I have to admit that his last speech at the National Press Club seemed poorly timed for Barack. But his interview on Bill Moyers was one of the most succinct and beautifully-expressed explanations of the African-American Christian experience and the often smacked-down “liberation theology” that I’ve heard. I wouldn’t want to put words in the mouths of the black pastors I meet with monthly in a small group, but I imagine they would say “amen” to his interview. Hey, I’m pasty white and I agreed with his observations.
Most of this isn’t about politics; it’s about the tension between nationalism and the Kingdom of God, and between the radically divergent paradigms of mainstream white evangelicals and black evangelicals. I hope it gets a conversation started. Face it—it’s the elephant in the room. And no, that wasn’t a not-so-subtle reference to the GOP. Honestly, this isn’t about politics. This is a Body of Christ problem.
One only has to hear Wright in context. Like most of us, sound bites simply don’t do justice. Can you imagine dismissing the moral, prophetic and theological relevance of the psalmists based on Psalm 137:9—“Happy is the one who takes your babies and smashes them against the rocks!” (NLT)? As a matter of fact, Wright’s interpretation of that particular verse through the eyes of the oppressed is masterful.
I’ve written about this before, so I won’t now, except to say: don’t get the Kingdom mixed up with Americanism. It’s not that America is a bad place; it’s just that America is made up of sinners. Just like England. Just like Germany. Just like Iran. Just like Israel. Otherwise, we’ll just stop planting churches and doing outreaches around here. Democracy may be the best human government; but it’s ultimately not what God has in mind. He’s building a Kingdom, and in His Kingdom, you don’t get a vote. You don’t get to decide what laws are passed. You don’t get to choose the type of judicial system you prefer. You don't get to form a lobby or PAC group. He’s the Benevolent Dictator. He has an asbestos bumpersticker on His fiery chariot that reads: My Kingdom…Love It or Leave It. And you don’t even get to agree to disagree. Get real.

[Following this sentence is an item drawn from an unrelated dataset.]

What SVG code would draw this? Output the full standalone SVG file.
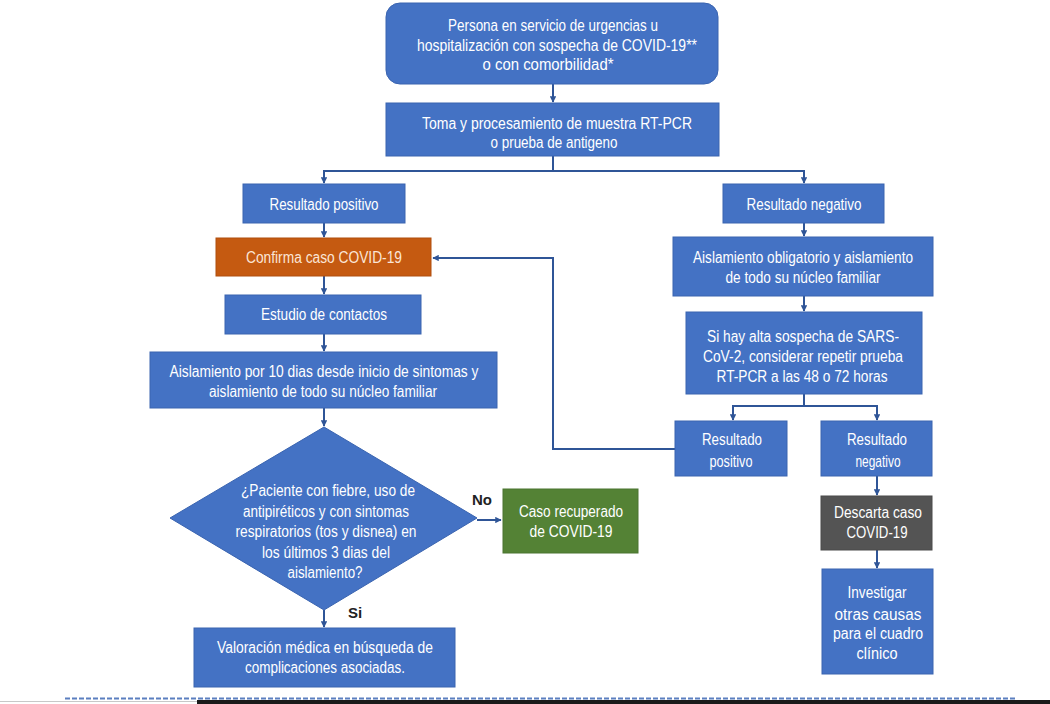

What’s more, Christians are called to live incarnationally. That means we slip into the skin of the oppressed. Jesus didn’t just become like “us”…uh, like the average getting-by-okay-suburban guy. He became a slave who died a criminal’s execution. And then we’re told to have that same attitude in us, according to Philippians 2. That means the people with the power (and who ultimately has more Real Power than Christians?) must be the ones who reach out to empathize with (as Jesus did), to as best possible become one of (as Jesus did), to suffer with and for (as Jesus did)…the least, the last and the lost, as the cliché goes. It’s part of our gig, folks. And systemically, those people are typically the minority, the marginalized and those that look different from whomever has the power and money.
Anyway, watch Wright’s whole interview. And try to listen incarnationally first. Watch both part one and two; they're mind-stretching.
And be wary of the press…whether Fox or CBS. Bottom line: it’s really about ratings…and dollars.
Enough from me. This should stir the proverbial pot.